* WHAT YOU HAVE TO DO:
In the entries below, find the lines that contain the word "image" and copy them.

* RECORDED INFORMATION:
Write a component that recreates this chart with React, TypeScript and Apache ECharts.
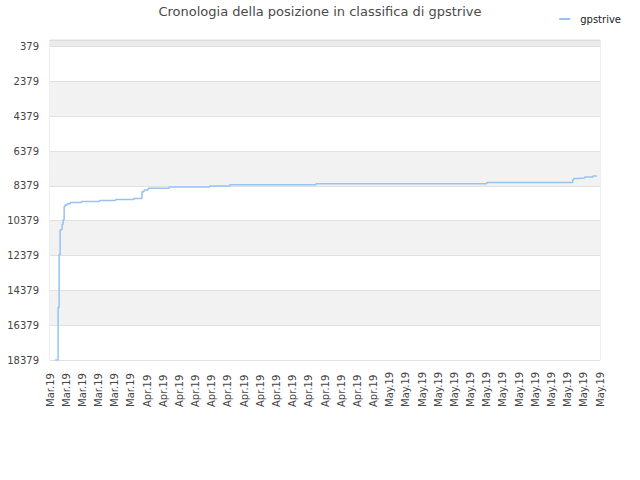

---

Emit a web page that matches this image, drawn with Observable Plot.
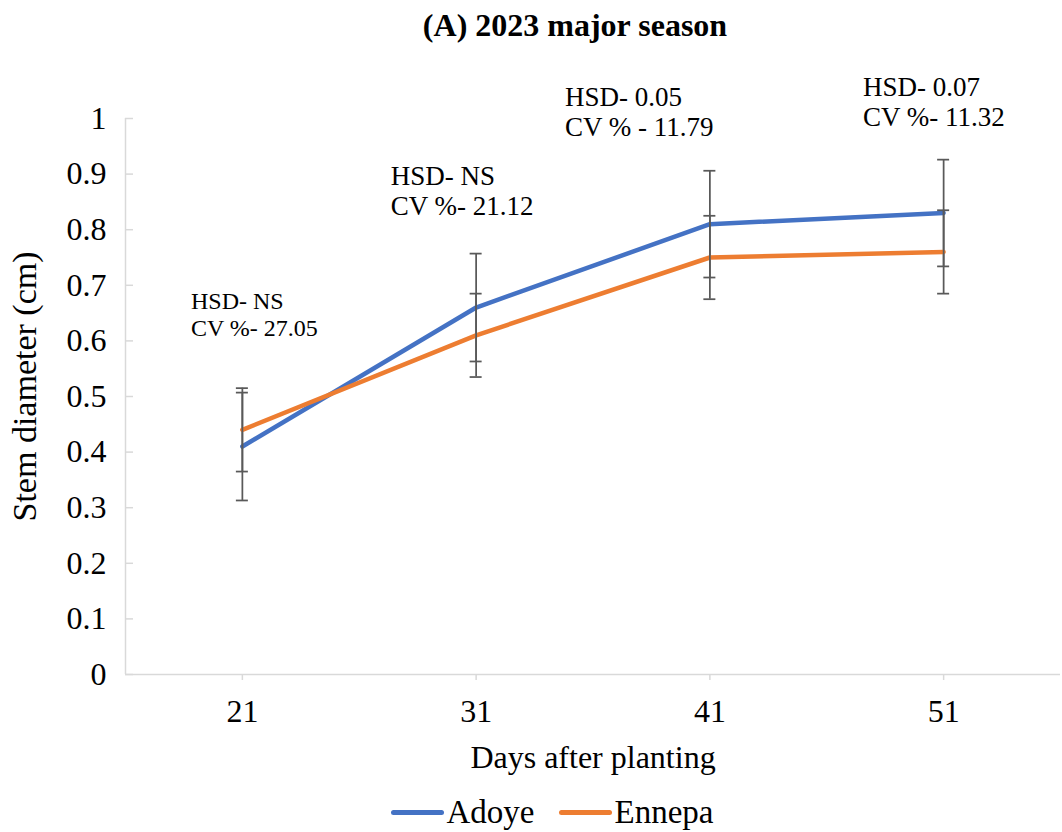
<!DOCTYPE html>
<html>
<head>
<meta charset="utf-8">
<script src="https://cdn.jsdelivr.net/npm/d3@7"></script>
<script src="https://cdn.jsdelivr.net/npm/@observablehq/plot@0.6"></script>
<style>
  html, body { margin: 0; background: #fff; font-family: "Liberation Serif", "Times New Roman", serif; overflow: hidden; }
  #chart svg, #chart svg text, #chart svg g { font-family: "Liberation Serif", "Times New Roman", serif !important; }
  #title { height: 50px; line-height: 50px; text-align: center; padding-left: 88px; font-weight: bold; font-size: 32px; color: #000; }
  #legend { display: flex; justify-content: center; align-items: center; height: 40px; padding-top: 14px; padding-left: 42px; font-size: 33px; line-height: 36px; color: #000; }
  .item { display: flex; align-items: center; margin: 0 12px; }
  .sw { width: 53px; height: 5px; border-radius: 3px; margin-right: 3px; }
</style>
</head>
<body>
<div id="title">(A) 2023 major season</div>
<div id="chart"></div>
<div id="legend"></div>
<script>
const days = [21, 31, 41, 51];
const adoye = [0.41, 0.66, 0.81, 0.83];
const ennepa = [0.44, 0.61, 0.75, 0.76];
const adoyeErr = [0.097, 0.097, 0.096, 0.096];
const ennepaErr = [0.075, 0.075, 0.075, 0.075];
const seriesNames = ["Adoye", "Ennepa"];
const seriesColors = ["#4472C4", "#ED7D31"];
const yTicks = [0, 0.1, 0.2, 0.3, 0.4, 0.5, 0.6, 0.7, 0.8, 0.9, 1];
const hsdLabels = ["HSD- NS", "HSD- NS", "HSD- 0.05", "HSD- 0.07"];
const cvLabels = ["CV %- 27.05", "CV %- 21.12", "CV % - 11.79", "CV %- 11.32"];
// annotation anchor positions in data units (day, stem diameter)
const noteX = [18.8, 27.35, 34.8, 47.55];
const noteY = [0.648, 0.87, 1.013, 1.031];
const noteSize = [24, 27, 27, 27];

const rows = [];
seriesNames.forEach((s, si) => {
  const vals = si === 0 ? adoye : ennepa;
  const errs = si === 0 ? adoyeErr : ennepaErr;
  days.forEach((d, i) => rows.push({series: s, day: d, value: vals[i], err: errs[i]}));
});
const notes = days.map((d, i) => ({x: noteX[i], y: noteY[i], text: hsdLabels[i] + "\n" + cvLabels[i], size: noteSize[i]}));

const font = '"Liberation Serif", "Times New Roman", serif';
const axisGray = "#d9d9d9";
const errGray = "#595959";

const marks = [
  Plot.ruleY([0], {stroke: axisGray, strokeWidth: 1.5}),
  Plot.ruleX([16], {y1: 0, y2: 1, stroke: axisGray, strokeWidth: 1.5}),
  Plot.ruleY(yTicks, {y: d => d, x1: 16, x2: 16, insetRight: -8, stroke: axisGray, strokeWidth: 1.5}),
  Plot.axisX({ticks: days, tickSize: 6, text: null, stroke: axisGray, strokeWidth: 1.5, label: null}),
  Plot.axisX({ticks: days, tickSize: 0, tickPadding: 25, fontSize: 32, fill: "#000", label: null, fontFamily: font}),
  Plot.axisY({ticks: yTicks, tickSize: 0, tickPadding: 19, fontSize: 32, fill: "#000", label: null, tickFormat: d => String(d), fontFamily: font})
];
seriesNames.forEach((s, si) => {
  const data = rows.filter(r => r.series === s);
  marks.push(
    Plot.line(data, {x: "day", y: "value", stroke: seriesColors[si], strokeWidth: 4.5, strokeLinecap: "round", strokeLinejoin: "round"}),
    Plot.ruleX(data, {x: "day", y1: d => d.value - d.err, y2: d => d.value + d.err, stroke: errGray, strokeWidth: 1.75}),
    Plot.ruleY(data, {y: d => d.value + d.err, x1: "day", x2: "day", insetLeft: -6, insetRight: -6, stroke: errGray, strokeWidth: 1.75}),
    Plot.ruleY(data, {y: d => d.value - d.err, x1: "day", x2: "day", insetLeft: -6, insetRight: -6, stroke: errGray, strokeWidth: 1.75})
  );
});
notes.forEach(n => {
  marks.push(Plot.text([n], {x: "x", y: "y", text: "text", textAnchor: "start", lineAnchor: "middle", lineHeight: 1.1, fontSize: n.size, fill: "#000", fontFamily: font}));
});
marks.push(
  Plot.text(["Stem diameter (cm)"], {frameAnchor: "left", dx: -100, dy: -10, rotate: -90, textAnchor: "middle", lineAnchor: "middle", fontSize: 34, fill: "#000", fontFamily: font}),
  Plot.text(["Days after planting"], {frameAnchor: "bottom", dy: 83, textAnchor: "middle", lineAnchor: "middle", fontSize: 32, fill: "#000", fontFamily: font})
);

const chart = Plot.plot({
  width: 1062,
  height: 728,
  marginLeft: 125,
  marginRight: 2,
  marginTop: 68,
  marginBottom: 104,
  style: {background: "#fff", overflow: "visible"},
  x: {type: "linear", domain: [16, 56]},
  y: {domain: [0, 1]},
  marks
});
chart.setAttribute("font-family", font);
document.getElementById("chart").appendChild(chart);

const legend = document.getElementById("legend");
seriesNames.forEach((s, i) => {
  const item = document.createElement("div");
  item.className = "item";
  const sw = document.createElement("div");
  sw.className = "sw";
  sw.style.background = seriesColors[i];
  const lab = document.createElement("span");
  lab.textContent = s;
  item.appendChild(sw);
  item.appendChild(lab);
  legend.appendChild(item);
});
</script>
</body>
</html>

==

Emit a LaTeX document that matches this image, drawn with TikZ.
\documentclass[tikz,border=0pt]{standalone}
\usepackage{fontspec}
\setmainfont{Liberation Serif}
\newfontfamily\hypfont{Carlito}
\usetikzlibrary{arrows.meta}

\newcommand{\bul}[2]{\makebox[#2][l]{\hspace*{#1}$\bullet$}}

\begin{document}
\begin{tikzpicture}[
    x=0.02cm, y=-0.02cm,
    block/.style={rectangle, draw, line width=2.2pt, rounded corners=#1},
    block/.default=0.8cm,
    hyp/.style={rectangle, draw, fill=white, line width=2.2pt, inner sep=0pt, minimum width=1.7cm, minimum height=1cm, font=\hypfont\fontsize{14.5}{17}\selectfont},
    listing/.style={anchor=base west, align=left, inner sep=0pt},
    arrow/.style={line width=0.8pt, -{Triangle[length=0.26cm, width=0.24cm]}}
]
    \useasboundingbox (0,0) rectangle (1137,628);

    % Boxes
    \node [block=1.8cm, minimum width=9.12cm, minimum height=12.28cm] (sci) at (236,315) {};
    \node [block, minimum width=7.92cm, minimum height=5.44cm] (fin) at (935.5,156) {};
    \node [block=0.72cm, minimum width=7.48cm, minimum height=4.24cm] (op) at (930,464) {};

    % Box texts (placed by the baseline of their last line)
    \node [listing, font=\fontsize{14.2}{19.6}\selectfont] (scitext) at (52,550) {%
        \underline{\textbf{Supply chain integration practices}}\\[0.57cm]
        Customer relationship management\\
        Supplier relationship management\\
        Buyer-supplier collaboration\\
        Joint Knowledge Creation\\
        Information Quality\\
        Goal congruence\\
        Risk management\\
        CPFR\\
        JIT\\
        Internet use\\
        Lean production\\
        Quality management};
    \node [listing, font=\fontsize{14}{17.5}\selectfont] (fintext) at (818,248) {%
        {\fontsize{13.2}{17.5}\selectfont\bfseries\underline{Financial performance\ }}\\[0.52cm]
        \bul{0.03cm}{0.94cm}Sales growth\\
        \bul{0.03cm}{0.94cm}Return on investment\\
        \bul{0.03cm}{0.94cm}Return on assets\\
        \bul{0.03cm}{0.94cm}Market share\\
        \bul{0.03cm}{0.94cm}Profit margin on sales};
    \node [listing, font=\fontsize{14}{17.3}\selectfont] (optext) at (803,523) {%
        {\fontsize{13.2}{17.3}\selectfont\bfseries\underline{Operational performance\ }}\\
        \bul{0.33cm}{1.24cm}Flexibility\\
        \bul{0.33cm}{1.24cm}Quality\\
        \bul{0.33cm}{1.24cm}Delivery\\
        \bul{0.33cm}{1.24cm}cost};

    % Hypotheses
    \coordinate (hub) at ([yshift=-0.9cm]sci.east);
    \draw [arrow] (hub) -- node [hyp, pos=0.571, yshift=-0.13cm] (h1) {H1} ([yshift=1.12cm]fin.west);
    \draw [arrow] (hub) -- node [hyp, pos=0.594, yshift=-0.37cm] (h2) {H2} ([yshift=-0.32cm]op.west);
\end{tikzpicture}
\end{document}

* WRITTEN ANSWER:
Emit a web page that matches this image, drawn with Observable Plot.
Emit a LaTeX document that matches this image, drawn with TikZ.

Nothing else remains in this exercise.